Wheat traded in central Henan province, the biggest growing region, rose 3.4 percent this month to 2,760 yuan ($451) a metric ton, according to data by China National Grain & Oils Information Center. The government may sell from stockpiles and ask state-owned companies to import additional supply, Shanghai JC analyst Shi Wei said by phone today.
A smaller harvest this year and rising demand during the mid-autumn holidays last week helped boost prices, according to Shi. Imports may total 7.5 million tons in the year that started June 1, Grain.gov.cn said on Sept. 23. That compares with 9.5 million tons estimated by the U.S. Department of Agriculture. Last year’s purchases were 3 million tons.

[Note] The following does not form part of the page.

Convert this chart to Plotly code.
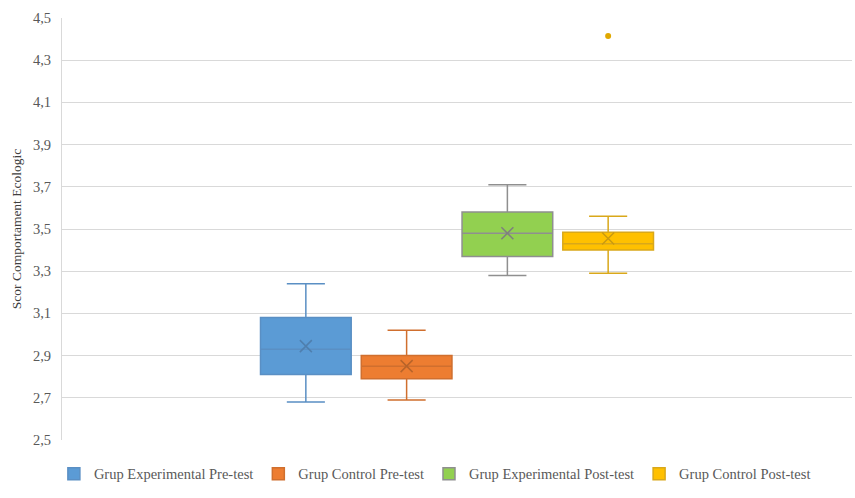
import plotly.graph_objects as go

# Data
groups = ["Grup Experimental Pre-test", "Grup Control Pre-test",
          "Grup Experimental Post-test", "Grup Control Post-test"]
positions = [1, 2, 3, 4]
lower_whisker = [2.68, 2.69, 3.28, 3.29]
q1_vals = [2.81, 2.79, 3.37, 3.40]
median_vals = [2.93, 2.85, 3.48, 3.43]
q3_vals = [3.08, 2.90, 3.58, 3.485]
upper_whisker = [3.24, 3.02, 3.71, 3.56]
mean_vals = [2.945, 2.85, 3.48, 3.455]
outlier_group = [4]
outlier_vals = [4.415]

fill_colors = ["#5B9BD5", "#ED7D31", "#92D050", "#FFC000"]
line_colors = ["#5A8FC4", "#D06F2E", "#8F8F8F", "#D9A81A"]
mean_colors = ["#4F7FAE", "#B8642A", "#7F7F7F", "#C99A10"]
outlier_color = "#E0A800"

fig = go.Figure()
for i, g in enumerate(groups):
    fig.add_trace(go.Box(
        name=g,
        x=[positions[i]],
        q1=[q1_vals[i]], median=[median_vals[i]], q3=[q3_vals[i]],
        lowerfence=[lower_whisker[i]], upperfence=[upper_whisker[i]],
        width=0.9,
        fillcolor=fill_colors[i],
        line=dict(color=line_colors[i], width=1.5),
        whiskerwidth=0.42,
        hoverinfo="skip",
        showlegend=True,
    ))
    fig.add_trace(go.Scatter(
        x=[positions[i]], y=[mean_vals[i]], mode="markers",
        marker=dict(symbol="x-thin", size=12,
                    line=dict(color=mean_colors[i], width=1.5)),
        showlegend=False, hoverinfo="skip",
    ))

fig.add_trace(go.Scatter(
    x=outlier_group, y=outlier_vals, mode="markers",
    marker=dict(symbol="circle", size=6, color=outlier_color),
    showlegend=False, hoverinfo="skip",
))

fig.update_layout(
    width=855, height=498,
    margin=dict(l=62, r=3, t=18, b=58, autoexpand=False),
    plot_bgcolor="white", paper_bgcolor="white",
    separators=",.",
    font=dict(family="Liberation Serif", size=14.5, color="#595959"),
    xaxis=dict(range=[-1.42, 6.42], showticklabels=False, showgrid=False,
               zeroline=False, showline=False, ticks="", automargin=False),
    yaxis=dict(range=[2.5, 4.5], dtick=0.2, tick0=2.5, tickformat=".1f",
               showgrid=True, gridcolor="#D9D9D9", gridwidth=1,
               zeroline=False, showline=True, linecolor="#D9D9D9",
               ticks="", ticklabelstandoff=7, automargin=False,
               tickfont=dict(size=14.5, color="#595959"),
               title=dict(text="Scor Comportament Ecologic",
                          font=dict(size=13.5, color="#404040"), standoff=8)),
    legend=dict(orientation="h", x=0.472, xanchor="center", y=-0.08,
                yanchor="middle", font=dict(size=14.5, color="#595959"),
                itemwidth=30),
    showlegend=True,
)

fig.write_html("out.html", config={"displayModeBar": False},
               post_script="document.body.style.margin='0';")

“China’s wheat is more expensive, so there is always strong motivation to import,” Shi said. “Only the government can decide whether to sell domestic stockpiles to curb prices and when to buy imports.”
Wheat for delivery in December was little changed at $6.59 a bushel on the Chicago Board of Trade at 1:40 p.m. in Beijing. U.S. wheat costs about 2,375 yuan a ton after clearing Chinese duties, according to Cngrain.com. Futures on the Zhengzhou Commodity Exchange traded at 2,850 yuan a ton.
Under obligations when joining the World Trade Organization, China may issue as much as 9.6 million tons of import quotas in one calendar year, according to the National Development and Reform Commission.
With 10 percent allocated to private industry, the majority is held by the government and only used when it decides to import, according to the commission.